I stopped writing the column in 1990. It wasn’t a very happy parting of the ways, and I left with a sour taste in my mouth. And I figured that all in all it was more than time for me to be done writing about writing. I seemed somehow to have written close to half a million words on the subject, and that was plenty.

And I had four books to show for it. That, too, was more than enough. Wasn’t it?

Well, now there are six. A couple of months ago, Open Road brought out The Liar’s Bible: A Handbook for Fiction Writers. And here we have The Liar’s Companion: A Field Guide for Fiction Writers.

In a moment I’ll tell you how they came to be, but first I want to say something about titles. My two books drawn from WD columns were Telling Lies for Fun and Profit and Spider, Spin Me a Web. I don’t know that one is any better or stronger or more user-friendly than its fellow, but if I had to pick one over the other, I’d go with Spider. The columns are more recent, and I was very likely a little more knowledgeable when I wrote them.

Year in and year out, Telling Lies sells more copies than Spider. Like, lots more copies.

What’s the difference? Well, obviously, the chief difference between the books lies in their titles. A great title, it’s been often said, is a title on a bestselling book. Telling Lies for Fun and Profit is a great title.

Well, I’m no dummy. And that’s why the two new books aren’t called The Spider’s Bible and The Spider’s Companion.

But where did they come from?

Well, it’s not really all that hard to explain. Telling Lies gathered columns from my first four years at WD, Spider from the four or so years after that. That left a lot of columns uncollected, and in the ordinary course of things I would very likely have sorted through them and looked around for a publisher.

But when I rather abruptly stopped writing the column, I quit thinking about the subject.

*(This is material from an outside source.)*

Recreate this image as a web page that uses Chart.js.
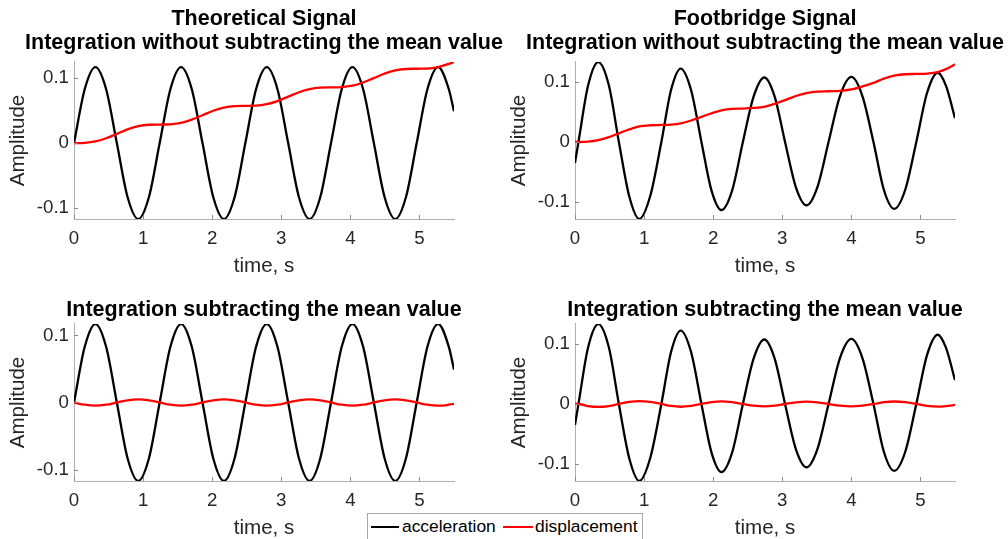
<!DOCTYPE html>
<html lang="en">
  <head>
    <meta charset="UTF-8" />
    <title>Integration of acceleration signals</title>
    <script src="https://cdn.jsdelivr.net/npm/chart.js"></script>
    <style>
      body {
        margin: 0;
        width: 1008px;
        height: 539px;
        background: #fff;
        overflow: hidden;
        position: relative;
        font-family: "Liberation Sans", Arial, sans-serif;
      }
      canvas {
        position: absolute;
      }
      .legend {
        position: absolute;
        left: 367px;
        top: 513px;
        width: 276px;
        height: 34px;
        border: 1px solid #a6a6a6;
        background: #fff;
        box-sizing: border-box;
      }
      .legend .sw {
        position: absolute;
        top: 12px;
        height: 2px;
      }
      .legend .lb {
        position: absolute;
        top: 4px;
        font-size: 17.4px;
        line-height: 1;
        color: #000;
      }
    </style>
  </head>
  <body>
    <canvas id="tl" width="528" height="279" style="left: 0; top: 0"></canvas>
    <canvas id="tr" width="528" height="279" style="left: 501px; top: 0"></canvas>
    <canvas id="bl" width="528" height="253" style="left: 0; top: 288px"></canvas>
    <canvas id="br" width="528" height="253" style="left: 501px; top: 288px"></canvas>
    <div class="legend">
      <div class="sw" style="left: 3px; width: 28px; background: #000"></div>
      <div class="lb" style="left: 34px">acceleration</div>
      <div class="sw" style="left: 135px; width: 30px; background: #f00"></div>
      <div class="lb" style="left: 167px">displacement</div>
    </div>
    <script>
      // time, s (theoretical signal)
      const timeTheo = [
        0, 0.155, 0.31, 0.465, 0.62, 0.775, 0.93, 1.085, 1.24, 1.395, 1.55,
        1.705, 1.86, 2.015, 2.17, 2.325, 2.48, 2.635, 2.79, 2.945, 3.1, 3.255,
        3.41, 3.565, 3.72, 3.875, 4.03, 4.185, 4.34, 4.495, 4.65, 4.805, 4.96,
        5.115, 5.27, 5.425, 5.5,
      ];
      const accTheo = [
        0, 0.083, 0.117, 0.083, 0, -0.083, -0.117, -0.083, 0, 0.083, 0.117,
        0.083, 0, -0.083, -0.117, -0.083, 0, 0.083, 0.117, 0.083, 0, -0.083,
        -0.117, -0.083, 0, 0.083, 0.117, 0.083, 0, -0.083, -0.117, -0.083, 0,
        0.083, 0.117, 0.083, 0.049,
      ];
      // displacement, no mean subtracted
      const dispTheo = [
        0, 0.0004, 0.0026, 0.0075, 0.0143, 0.0211, 0.0261, 0.0283, 0.0286,
        0.029, 0.0312, 0.0362, 0.043, 0.0498, 0.0547, 0.0569, 0.0573, 0.0576,
        0.0599, 0.0648, 0.0716, 0.0784, 0.0833, 0.0856, 0.0859, 0.0863, 0.0885,
        0.0934, 0.1002, 0.1071, 0.112, 0.1142, 0.1146, 0.1149, 0.1172, 0.1221,
        0.125,
      ];
      // displacement, mean subtracted
      const dispTheoZero = [
        0, -0.0033, -0.0047, -0.0033, 0, 0.0033, 0.0047, 0.0033, 0, -0.0033,
        -0.0047, -0.0033, 0, 0.0033, 0.0047, 0.0033, 0, -0.0033, -0.0047,
        -0.0033, 0, 0.0033, 0.0047, 0.0033, 0, -0.0033, -0.0047, -0.0033, 0,
        0.0033, 0.0047, 0.0033, 0, -0.0033, -0.0047, -0.0033, -0.002,
      ];

      // time, s (footbridge signal)
      const timeFoot = [
        0, 0.05, 0.19, 0.337, 0.49, 0.635, 0.785, 0.93, 1.09, 1.25, 1.39, 1.53,
        1.68, 1.83, 1.975, 2.12, 2.275, 2.43, 2.585, 2.74, 2.89, 3.04, 3.195,
        3.35, 3.51, 3.67, 3.835, 4.0, 4.16, 4.32, 4.47, 4.62, 4.78, 4.94, 5.095,
        5.25, 5.37, 5.5,
      ];
      const accFoot = [
        -0.035, 0, 0.095, 0.134, 0.095, 0, -0.091, -0.129, -0.09, 0, 0.087,
        0.123, 0.087, 0, -0.081, -0.114, -0.081, 0, 0.076, 0.108, 0.076, 0,
        -0.075, -0.106, -0.075, 0, 0.077, 0.109, 0.077, 0, -0.08, -0.112, -0.08,
        0, 0.082, 0.116, 0.094, 0.04,
      ];
      const dispFoot = [
        0, 0, 0.0005, 0.003, 0.008, 0.0145, 0.021, 0.026, 0.028, 0.0285, 0.029,
        0.031, 0.036, 0.042, 0.048, 0.053, 0.0555, 0.056, 0.057, 0.059, 0.064,
        0.07, 0.077, 0.082, 0.0845, 0.085, 0.0855, 0.088, 0.093, 0.099, 0.106,
        0.111, 0.1135, 0.114, 0.1145, 0.117, 0.122, 0.13,
      ];
      const dispFootZero = [
        0, 0, -0.0036, -0.005, -0.0036, 0, 0.0034, 0.0049, 0.0034, 0, -0.0033,
        -0.0046, -0.0033, 0, 0.003, 0.0043, 0.003, 0, -0.0029, -0.0041,
        -0.0029, 0, 0.0028, 0.004, 0.0028, 0, -0.0029, -0.0041, -0.0029, 0,
        0.003, 0.0042, 0.003, 0, -0.0031, -0.0044, -0.0035, -0.0015,
      ];

      const xTicks = [0, 1, 2, 3, 4, 5];
      const yTicks = [-0.1, 0, 0.1];

      const axisColor = "#b0b0b0";
      const textColor = "#262626";
      const fontFamily = "'Liberation Sans', Arial, sans-serif";

      // MATLAB style tick marks pointing into the axes
      const innerTicks = {
        id: "innerTicks",
        afterDraw(chart) {
          const ctx = chart.ctx;
          const area = chart.chartArea;
          const x = chart.scales.x;
          const y = chart.scales.y;
          ctx.save();
          ctx.strokeStyle = "#8a8a8a";
          ctx.lineWidth = 1;
          ctx.beginPath();
          xTicks.forEach(function (v) {
            const px = Math.round(x.getPixelForValue(v)) + 0.5;
            ctx.moveTo(px, area.bottom);
            ctx.lineTo(px, area.bottom - 4);
          });
          yTicks.forEach(function (v) {
            const py = Math.round(y.getPixelForValue(v)) + 0.5;
            ctx.moveTo(area.left, py);
            ctx.lineTo(area.left + 4, py);
          });
          ctx.stroke();
          ctx.restore();
        },
      };

      const toPoints = function (xs, ys) {
        return xs.map(function (t, i) {
          return { x: t, y: ys[i] };
        });
      };

      const makeChart = function (id, title, time, acc, disp, yMin, yMax) {
        const twoLines = Array.isArray(title);
        return new Chart(document.getElementById(id), {
          type: "line",
          data: {
            datasets: [
              {
                label: "acceleration",
                data: toPoints(time, acc),
                borderColor: "#000000",
                borderWidth: 2.3,
                pointRadius: 0,
                cubicInterpolationMode: "monotone",
                order: 2,
              },
              {
                label: "displacement",
                data: toPoints(time, disp),
                borderColor: "#ff0000",
                borderWidth: 2.3,
                pointRadius: 0,
                cubicInterpolationMode: "monotone",
                order: 1,
              },
            ],
          },
          options: {
            responsive: false,
            animation: false,
            events: [],
            layout: { padding: 0 },
            plugins: {
              legend: { display: false },
              tooltip: { enabled: false },
              title: {
                display: true,
                text: title,
                color: "#000",
                font: { family: fontFamily, size: 21.5, weight: "bold", lineHeight: 1.13 },
                padding: twoLines ? { top: 6.9, bottom: 6.5 } : { top: 10.4, bottom: 1.3 },
              },
            },
            scales: {
              x: {
                type: "linear",
                min: 0,
                max: 5.5,
                afterBuildTicks: function (scale) {
                  scale.ticks = xTicks.map(function (v) {
                    return { value: v };
                  });
                },
                afterFit: function (scale) {
                  scale.height = 60;
                },
                grid: { display: false, drawTicks: false },
                border: { display: true, color: axisColor, width: 1 },
                ticks: {
                  padding: 8.5,
                  color: textColor,
                  maxRotation: 0,
                  font: { family: fontFamily, size: 18.7 },
                },
                title: {
                  display: true,
                  text: "time, s",
                  color: textColor,
                  padding: 0,
                  font: { family: fontFamily, size: 20.6 },
                },
              },
              y: {
                type: "linear",
                position: "left",
                min: yMin,
                max: yMax,
                afterBuildTicks: function (scale) {
                  scale.ticks = yTicks.map(function (v) {
                    return { value: v };
                  });
                },
                afterFit: function (scale) {
                  scale.width = 74;
                },
                grid: { display: false, drawTicks: false },
                border: { display: true, color: axisColor, width: 1 },
                ticks: {
                  padding: 5,
                  color: textColor,
                  font: { family: fontFamily, size: 18.7 },
                  callback: function (v) {
                    return String(v);
                  },
                },
                title: {
                  display: true,
                  text: "Amplitude",
                  color: textColor,
                  padding: { top: 6, bottom: 0 },
                  font: { family: fontFamily, size: 20.6 },
                },
              },
              // empty right axis, keeps the title centred over the plot
              y2: {
                type: "linear",
                position: "right",
                afterFit: function (scale) {
                  scale.width = 74;
                },
                grid: { display: false },
                border: { display: false },
                ticks: { display: false },
              },
            },
          },
          plugins: [innerTicks],
        });
      };

      makeChart(
        "tl",
        ["Theoretical Signal", "Integration without subtracting the mean value"],
        timeTheo, accTheo, dispTheo, -0.117, 0.125
      );
      makeChart(
        "tr",
        ["Footbridge Signal", "Integration without subtracting the mean value"],
        timeFoot, accFoot, dispFoot, -0.129, 0.134
      );
      makeChart(
        "bl",
        "Integration subtracting the mean value",
        timeTheo, accTheo, dispTheoZero, -0.117, 0.117
      );
      makeChart(
        "br",
        "Integration subtracting the mean value",
        timeFoot, accFoot, dispFootZero, -0.129, 0.134
      );
    </script>
  </body>
</html>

And then, a couple of years ago, I heard from a fellow I know named Terry Zobeck. He’s a fan and a collector, and his particular collecting interest is centered on the initial magazine appearance of works by those writers he most esteems. Toward this end he had compiled a great number of issues of WD, and by purchasing bulk lots he’d wound up with duplicate copies of many of those issues.

He’d checked them against his copies of my books, and established that he had a host of columns and articles of mine that had not appeared in either Telling Lies or Spider. That was more than enough uncollected material for a new book, and would he like me to send him his duplicate issues?

I could hardly say no. In addition to the duplicates, he went to the trouble of photocopying those columns of mine for which he had only a single copy. In all, I now had in hand 77 pieces that had never previously been published in book form, an ample amount for not one but two books.

So I thanked him profusely and put the box in the corner of my office and forgot about it for a couple of years. Making use of the material promised to be a whole lot of work, and I wasn’t sure a print publisher would be that enthusiastic anyway.

Then Open Road came along, and set about publishing forty-plus backlist books of mine as ebooks. I’d long since come to believe that ebooks are the future of publishing, and it’s beginning to look as though the future has arrived, and not a moment too soon. I asked the Open Road folks if they’d be interested in a pair of books on the gentle art of prevarication, and they responded with great enthusiasm, and we were on our way.

So now I’m the author of six instructional books for writers. And no, I don’t think writing can be taught, but I know it can be learned. Most of us learn in two ways, by reading and by writing. (I found a third way to add to the mix: by writing about writing.) What we read and what we write, and the extent to which we’ll find it helpful, is very much an individual matter. Some people say they’ve found what I’ve written about writing to be useful reading matter. I hope that turns out to be true for you.

Sometimes I’m asked what’s the one piece of writing advice I consider most important.

Write to please yourself, I reply.

That’s not all there is to it, not by any means. But there’s nothing without it.